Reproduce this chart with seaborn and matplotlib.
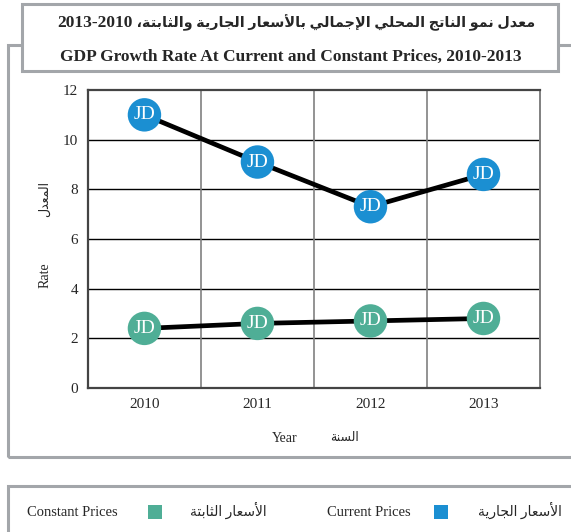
import numpy as np
import pandas as pd
import seaborn as sns
import matplotlib
matplotlib.use("Agg")
import matplotlib.pyplot as plt
from matplotlib.patches import Rectangle

# ===================== DATA =====================
years = ["2010", "2011", "2012", "2013"]
current_prices = [11.0, 9.1, 7.3, 8.6]
constant_prices = [2.4, 2.6, 2.7, 2.8]
y_ticks = [0, 2, 4, 6, 8, 10, 12]

title_ar = "معدل نمو الناتج المحلي الإجمالي بالأسعار الجارية والثابتة، "
title_years = "2013-2010"
title_en = "GDP Growth Rate At Current and Constant Prices, 2010-2013"
ylabel_ar, ylabel_en = "المعدل", "Rate"
xlabel_ar, xlabel_en = "السنة", "Year"
current_ar, current_en = "الأسعار الجارية", "Current Prices"
constant_ar, constant_en = "الأسعار الثابتة", "Constant Prices"

BLUE = "#1b8fd2"
GREEN = "#4fae96"
FRAME = "#a3a6aa"

# ===================== ARABIC SHAPING (no reshaper lib offline) =====================
FORMS = {
    "ا": ("\uFE8D", "\uFE8E", None, None),
    "أ": ("\uFE83", "\uFE84", None, None),
    "إ": ("\uFE87", "\uFE88", None, None),
    "ب": ("\uFE8F", "\uFE90", "\uFE91", "\uFE92"),
    "ة": ("\uFE93", "\uFE94", None, None),
    "ت": ("\uFE95", "\uFE96", "\uFE97", "\uFE98"),
    "ث": ("\uFE99", "\uFE9A", "\uFE9B", "\uFE9C"),
    "ج": ("\uFE9D", "\uFE9E", "\uFE9F", "\uFEA0"),
    "ح": ("\uFEA1", "\uFEA2", "\uFEA3", "\uFEA4"),
    "د": ("\uFEA9", "\uFEAA", None, None),
    "ر": ("\uFEAD", "\uFEAE", None, None),
    "س": ("\uFEB1", "\uFEB2", "\uFEB3", "\uFEB4"),
    "ع": ("\uFEC9", "\uFECA", "\uFECB", "\uFECC"),
    "ل": ("\uFEDD", "\uFEDE", "\uFEDF", "\uFEE0"),
    "م": ("\uFEE1", "\uFEE2", "\uFEE3", "\uFEE4"),
    "ن": ("\uFEE5", "\uFEE6", "\uFEE7", "\uFEE8"),
    "و": ("\uFEED", "\uFEEE", None, None),
    "ي": ("\uFEF1", "\uFEF2", "\uFEF3", "\uFEF4"),
}
LAM_ALEF = {"أ": ("\uFEF7", "\uFEF8"), "إ": ("\uFEF9", "\uFEFA"), "ا": ("\uFEFB", "\uFEFC")}


def ar(s):
    def dual(c):
        return c in FORMS and FORMS[c][2] is not None
    out, i, n = [], 0, len(s)
    while i < n:
        c = s[i]
        prev = i > 0 and dual(s[i - 1])
        if c == "ل" and i + 1 < n and s[i + 1] in LAM_ALEF:
            out.append(LAM_ALEF[s[i + 1]][1 if prev else 0])
            i += 2
            continue
        if c not in FORMS:
            out.append(c)
            i += 1
            continue
        nxt = dual(c) and i + 1 < n and s[i + 1] in FORMS
        iso, fin, ini, med = FORMS[c]
        out.append(med if prev and nxt else fin if prev else ini if nxt else iso)
        i += 1
    return "".join(out)[::-1]


# ===================== STYLE =====================
sns.set_style("white")
SERIF = ["Liberation Serif", "DejaVu Sans"]
plt.rcParams["font.family"] = SERIF

df = pd.DataFrame({
    "x": np.arange(len(years)),
    "Current": current_prices,
    "Constant": constant_prices,
})

fig = plt.figure(figsize=(5.71, 5.32), dpi=100)

# frames
fig.patches.append(Rectangle((0.014, 0.141), 1.2, 0.774, transform=fig.transFigure,
                             fill=False, ec=FRAME, lw=2.2, zorder=0))
fig.patches.append(Rectangle((0.0385, 0.8665), 0.938, 0.126, transform=fig.transFigure,
                             fc="white", ec=FRAME, lw=2.2, zorder=1))
fig.patches.append(Rectangle((0.014, -0.2), 1.2, 0.2865, transform=fig.transFigure,
                             fill=False, ec=FRAME, lw=2.2, zorder=0))

ax = fig.add_axes([0.154, 0.2707, 0.7917, 0.5601])

for col, colour in [("Current", BLUE), ("Constant", GREEN)]:
    sns.lineplot(data=df, x="x", y=col, color="black", lw=3.4, ax=ax, zorder=3)
    sns.scatterplot(data=df, x="x", y=col, color=colour, s=580, edgecolor="none",
                    ax=ax, zorder=4)
    for xi, yi in zip(df["x"], df[col]):
        ax.text(xi, yi, "JD", color="white", fontsize=14, ha="center", va="center",
                zorder=5)

ax.set_xlim(-0.5, len(years) - 0.5)
ax.set_ylim(0, 12)
ax.set_yticks(y_ticks)
ax.set_xticks(df["x"])
ax.set_xticklabels(years)
ax.set_xlabel("")
ax.set_ylabel("")
ax.tick_params(length=0, labelsize=11, pad=7)

for y in y_ticks[1:-1]:
    ax.axhline(y, color="black", lw=1.0, zorder=1)
for x in np.arange(len(years) - 1) + 0.5:
    ax.axvline(x, color="#808080", lw=1.2, zorder=1)

for side in ["left", "bottom", "top"]:
    ax.spines[side].set_color("#444444")
    ax.spines[side].set_linewidth(1.6)
ax.spines["right"].set_color("#808080")
ax.spines["right"].set_linewidth(1.4)

# titles: Arabic part right-aligned, years placed to its left
t_ar = fig.text(0.937, 0.958, ar(title_ar), ha="right", va="center",
                fontsize=10.4, fontweight="bold")
fig.canvas.draw()
bb = t_ar.get_window_extent().transformed(fig.transFigure.inverted())
fig.text(bb.x0, 0.957, title_years, ha="right", va="center",
         fontsize=12.5, fontweight="bold")
fig.text(0.51, 0.893, title_en, ha="center", va="center", fontsize=12.5,
         fontweight="bold")

# axis labels
fig.text(0.079, 0.483, ylabel_en, rotation=90, ha="center", va="center", fontsize=10)
fig.text(0.079, 0.626, ar(ylabel_ar), rotation=90, ha="center", va="center", fontsize=9)
fig.text(0.499, 0.176, xlabel_en, ha="center", va="center", fontsize=10)
fig.text(0.604, 0.176, ar(xlabel_ar), ha="center", va="center", fontsize=9)

# legend
legend_items = [(constant_en, GREEN, constant_ar, 0.047, 0.259, 0.333),
                (current_en, BLUE, current_ar, 0.573, 0.760, 0.837)]
for en, colour, arabic, x_en, x_sq, x_ar in legend_items:
    fig.text(x_en, 0.037, en, ha="left", va="center", fontsize=10.5)
    fig.patches.append(Rectangle((x_sq, 0.024), 0.024, 0.026, transform=fig.transFigure,
                                 fc=colour, ec="none"))
    fig.text(x_ar, 0.040, ar(arabic), ha="left", va="center", fontsize=10)

fig.savefig("out.png", dpi=100)
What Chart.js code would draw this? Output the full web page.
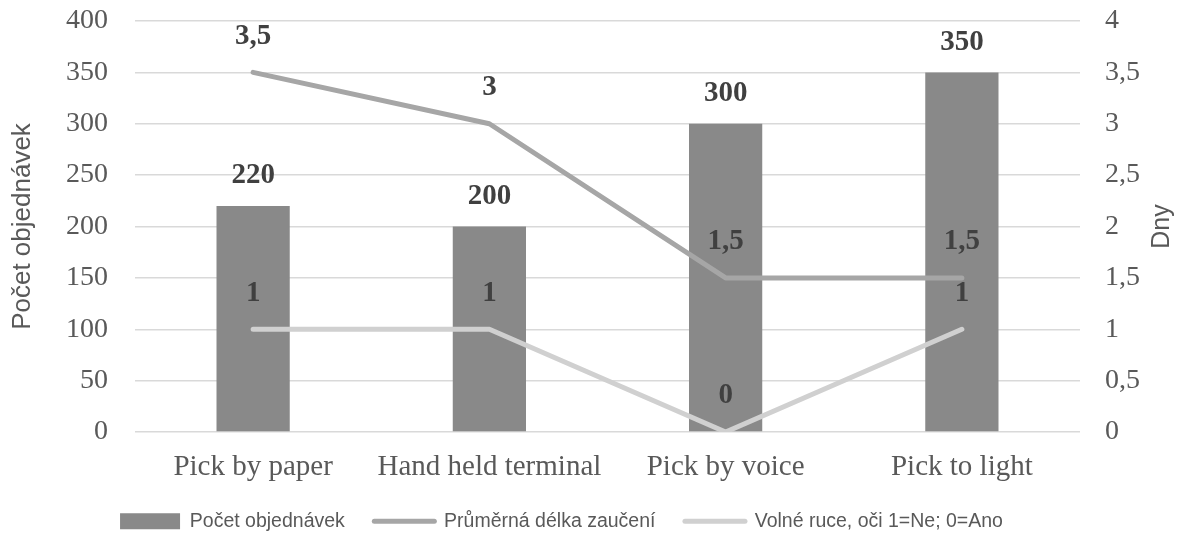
<!DOCTYPE html>
<html>
<head>
<meta charset="utf-8">
<script src="https://cdn.jsdelivr.net/npm/chart.js@4/dist/chart.umd.min.js"></script>
<style>
  html, body { margin: 0; padding: 0; background: #ffffff; }
  #wrap { width: 1189px; height: 541px; }
</style>
</head>
<body>
<div id="wrap"><canvas id="c" width="1189" height="541"></canvas></div>
<script>
// Picking methods compared
const categories = ['Pick by paper', 'Hand held terminal', 'Pick by voice', 'Pick to light'];
// Number of orders (left axis)
const orderCounts = [220, 200, 300, 350];
// Average training length in days (right axis)
const trainingDays = [3.5, 3, 1.5, 1.5];
// Hands/eyes free flag: 1 = No, 0 = Yes (right axis)
const handsFree = [1, 1, 0, 1];

const seriesNames = ['Počet objednávek', 'Průměrná délka zaučení', 'Volné ruce, oči 1=Ne; 0=Ano'];
const leftTitle = 'Počet objednávek';
const rightTitle = 'Dny';

const SERIF = "'Liberation Serif', 'Times New Roman', serif";
const SANS = "'Liberation Sans', Arial, sans-serif";
const TEXT = '#595959';
const LABEL = '#404040';

const fmt = v => String(v).replace('.', ',');

// Value labels above each bar and line vertex
const valueLabels = {
  id: 'valueLabels',
  afterDatasetsDraw(chart) {
    const ctx = chart.ctx;
    ctx.save();
    ctx.textAlign = 'center';
    ctx.textBaseline = 'middle';
    ctx.fillStyle = LABEL;
    ctx.font = 'bold 29px ' + SERIF;
    chart.data.datasets.forEach((ds, i) => {
      const meta = chart.getDatasetMeta(i);
      if (meta.hidden) return;
      const lift = ds.type === 'bar' ? 30 : 36;
      meta.data.forEach((el, j) => {
        ctx.fillText(fmt(ds.data[j]), el.x, el.y - lift);
      });
    });
    ctx.restore();
  }
};

// Right axis title, reading bottom-to-top like the left one
const rightAxisTitle = {
  id: 'rightAxisTitle',
  afterDraw(chart) {
    const s = chart.scales.y1;
    const ctx = chart.ctx;
    ctx.save();
    ctx.translate(s.right - 27, (chart.chartArea.top + chart.chartArea.bottom) / 2);
    ctx.rotate(-Math.PI / 2);
    ctx.textAlign = 'center';
    ctx.textBaseline = 'middle';
    ctx.fillStyle = TEXT;
    ctx.font = '25px ' + SANS;
    ctx.fillText(rightTitle, 0, 0);
    ctx.restore();
  }
};

// Keep the legend row a little left of the canvas centre
const legendOffset = {
  id: 'legendOffset',
  afterLayout(chart) {
    if (chart.legend) chart.legend.right -= 66;
  }
};

// Vertical axes: fixed widths, no extra space reserved above/below the plot
const fixVertical = width => s => {
  s.width = width;
  s.paddingTop = 0;
  s.paddingBottom = 0;
};

new Chart(document.getElementById('c'), {
  data: {
    labels: categories,
    datasets: [
      {
        type: 'bar',
        label: seriesNames[0],
        data: orderCounts,
        backgroundColor: '#898989',
        yAxisID: 'y',
        categoryPercentage: 1,
        barPercentage: 0.31,
        order: 2
      },
      {
        type: 'line',
        label: seriesNames[1],
        data: trainingDays,
        borderColor: '#a6a6a6',
        backgroundColor: '#a6a6a6',
        borderWidth: 5,
        pointRadius: 0,
        borderCapStyle: 'round',
        borderJoinStyle: 'round',
        yAxisID: 'y1',
        order: 1
      },
      {
        type: 'line',
        label: seriesNames[2],
        data: handsFree,
        borderColor: '#d0d0d0',
        backgroundColor: '#d0d0d0',
        borderWidth: 5,
        pointRadius: 0,
        borderCapStyle: 'round',
        borderJoinStyle: 'round',
        yAxisID: 'y1',
        order: 0
      }
    ]
  },
  options: {
    responsive: false,
    animation: false,
    devicePixelRatio: 1,
    layout: { padding: { top: 21, left: 0, right: 0, bottom: 0 } },
    plugins: {
      tooltip: { enabled: false },
      legend: {
        position: 'bottom',
        labels: {
          color: TEXT,
          font: { family: SANS, size: 19.5 },
          usePointStyle: true,
          pointStyleWidth: 60,
          boxHeight: 16,
          padding: 29.5,
          sort: (a, b) => a.datasetIndex - b.datasetIndex,
          generateLabels(chart) {
            return chart.data.datasets.map((ds, i) => ({
              text: ds.label,
              datasetIndex: i,
              fillStyle: ds.type === 'bar' ? ds.backgroundColor : 'rgba(0,0,0,0)',
              strokeStyle: ds.type === 'bar' ? ds.backgroundColor : ds.borderColor,
              lineWidth: ds.type === 'bar' ? 0 : 5,
              lineCap: 'round',
              pointStyle: ds.type === 'bar' ? 'rect' : 'line',
              fontColor: TEXT,
              hidden: false
            }));
          }
        }
      }
    },
    scales: {
      x: {
        grid: { display: false, drawTicks: false },
        border: { display: false },
        ticks: { color: TEXT, font: { family: SERIF, size: 29 }, padding: 18, maxRotation: 0 },
        afterFit(s) { s.height = 50; }
      },
      y: {
        position: 'left',
        min: 0,
        max: 400,
        ticks: { stepSize: 50, color: TEXT, font: { family: SERIF, size: 28 }, padding: 27 },
        grid: { color: '#d9d9d9', lineWidth: 1.5, drawTicks: false },
        border: { display: false },
        title: { display: true, text: leftTitle, color: TEXT, font: { family: SANS, size: 26 }, padding: { top: 7, bottom: 0 } },
        afterFit: fixVertical(135)
      },
      y1: {
        position: 'right',
        min: 0,
        max: 4,
        ticks: { stepSize: 0.5, color: TEXT, font: { family: SERIF, size: 28 }, padding: 25, callback: v => fmt(v) },
        grid: { display: false, drawTicks: false },
        border: { display: false },
        afterFit: fixVertical(109)
      }
    }
  },
  plugins: [valueLabels, rightAxisTitle, legendOffset]
});
</script>
</body>
</html>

__To be done__:
Write out the lines from the start of the material to the line with "from matplotlib.patches import Rectangle", inclusive and exactly. Skip the pictures.

__Result of this task__:
Reproduce this chart with seaborn and matplotlib.
import numpy as np
import pandas as pd
import seaborn as sns
import matplotlib
matplotlib.use("Agg")
import matplotlib.pyplot as plt
from matplotlib.patches import Rectangle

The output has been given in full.